(Charts and diagrams as code)
__________

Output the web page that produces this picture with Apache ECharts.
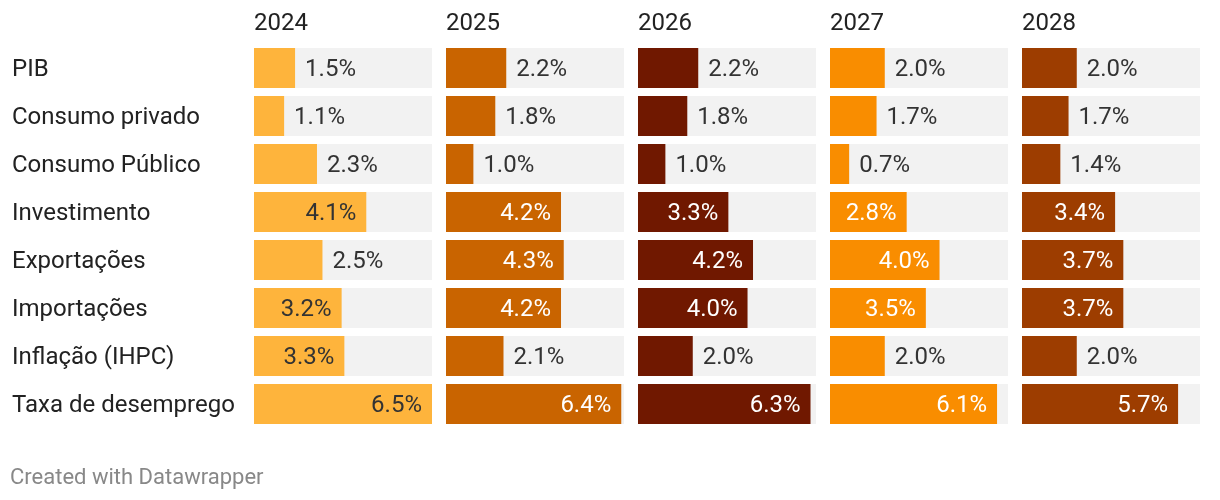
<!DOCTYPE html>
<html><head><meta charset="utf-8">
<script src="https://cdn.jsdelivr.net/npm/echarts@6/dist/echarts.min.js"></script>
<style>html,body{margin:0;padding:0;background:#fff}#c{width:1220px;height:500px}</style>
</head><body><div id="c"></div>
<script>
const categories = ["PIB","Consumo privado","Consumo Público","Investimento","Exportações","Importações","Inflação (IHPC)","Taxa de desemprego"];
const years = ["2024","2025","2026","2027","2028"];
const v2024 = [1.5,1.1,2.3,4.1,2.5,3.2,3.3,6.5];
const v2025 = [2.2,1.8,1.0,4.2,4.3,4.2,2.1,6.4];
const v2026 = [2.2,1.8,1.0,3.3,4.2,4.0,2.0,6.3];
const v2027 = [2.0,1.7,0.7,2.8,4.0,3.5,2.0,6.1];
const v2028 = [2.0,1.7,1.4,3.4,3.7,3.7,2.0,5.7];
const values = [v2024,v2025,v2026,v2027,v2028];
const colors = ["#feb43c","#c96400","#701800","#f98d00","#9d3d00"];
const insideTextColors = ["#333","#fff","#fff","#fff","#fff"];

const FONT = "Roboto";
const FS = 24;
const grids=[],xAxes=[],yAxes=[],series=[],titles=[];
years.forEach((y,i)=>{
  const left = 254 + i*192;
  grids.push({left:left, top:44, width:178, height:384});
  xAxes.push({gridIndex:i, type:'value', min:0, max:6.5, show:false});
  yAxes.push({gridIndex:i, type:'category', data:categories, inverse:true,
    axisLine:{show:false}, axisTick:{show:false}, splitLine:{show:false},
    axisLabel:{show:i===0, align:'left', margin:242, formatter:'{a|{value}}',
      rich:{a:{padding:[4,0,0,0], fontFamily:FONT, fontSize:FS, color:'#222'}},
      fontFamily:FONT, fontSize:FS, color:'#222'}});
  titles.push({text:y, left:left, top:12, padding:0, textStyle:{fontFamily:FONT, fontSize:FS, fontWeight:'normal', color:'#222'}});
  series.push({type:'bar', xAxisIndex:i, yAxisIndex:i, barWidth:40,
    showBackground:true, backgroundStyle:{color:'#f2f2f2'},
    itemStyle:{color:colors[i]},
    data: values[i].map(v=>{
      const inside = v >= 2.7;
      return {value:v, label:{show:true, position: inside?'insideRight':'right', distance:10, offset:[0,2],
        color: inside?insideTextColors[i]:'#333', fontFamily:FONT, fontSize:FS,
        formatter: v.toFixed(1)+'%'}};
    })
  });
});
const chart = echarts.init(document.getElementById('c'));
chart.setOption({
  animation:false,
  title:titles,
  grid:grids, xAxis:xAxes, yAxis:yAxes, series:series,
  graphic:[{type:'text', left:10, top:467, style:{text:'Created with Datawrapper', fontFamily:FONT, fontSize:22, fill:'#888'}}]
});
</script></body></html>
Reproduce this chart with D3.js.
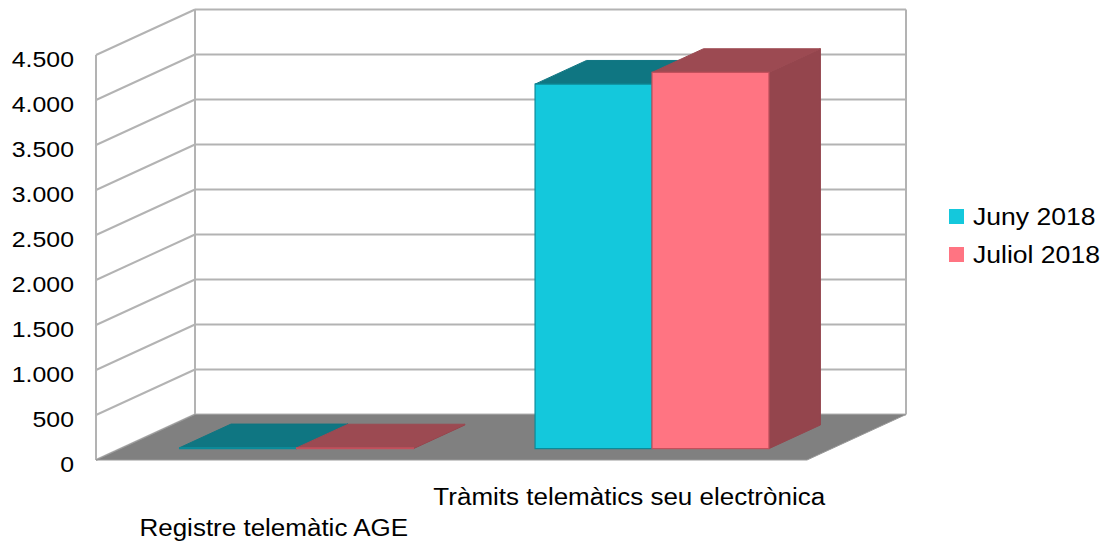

__________

Review the preceding data and report every line that includes the string "with".

Output the web page that produces this picture with Apache ECharts.
  graphic:[{type:'text', left:10, top:467, style:{text:'Created with Datawrapper', fontFamily:FONT, fontSize:22, fill:'#888'}}]
Reproduce this chart with D3.js.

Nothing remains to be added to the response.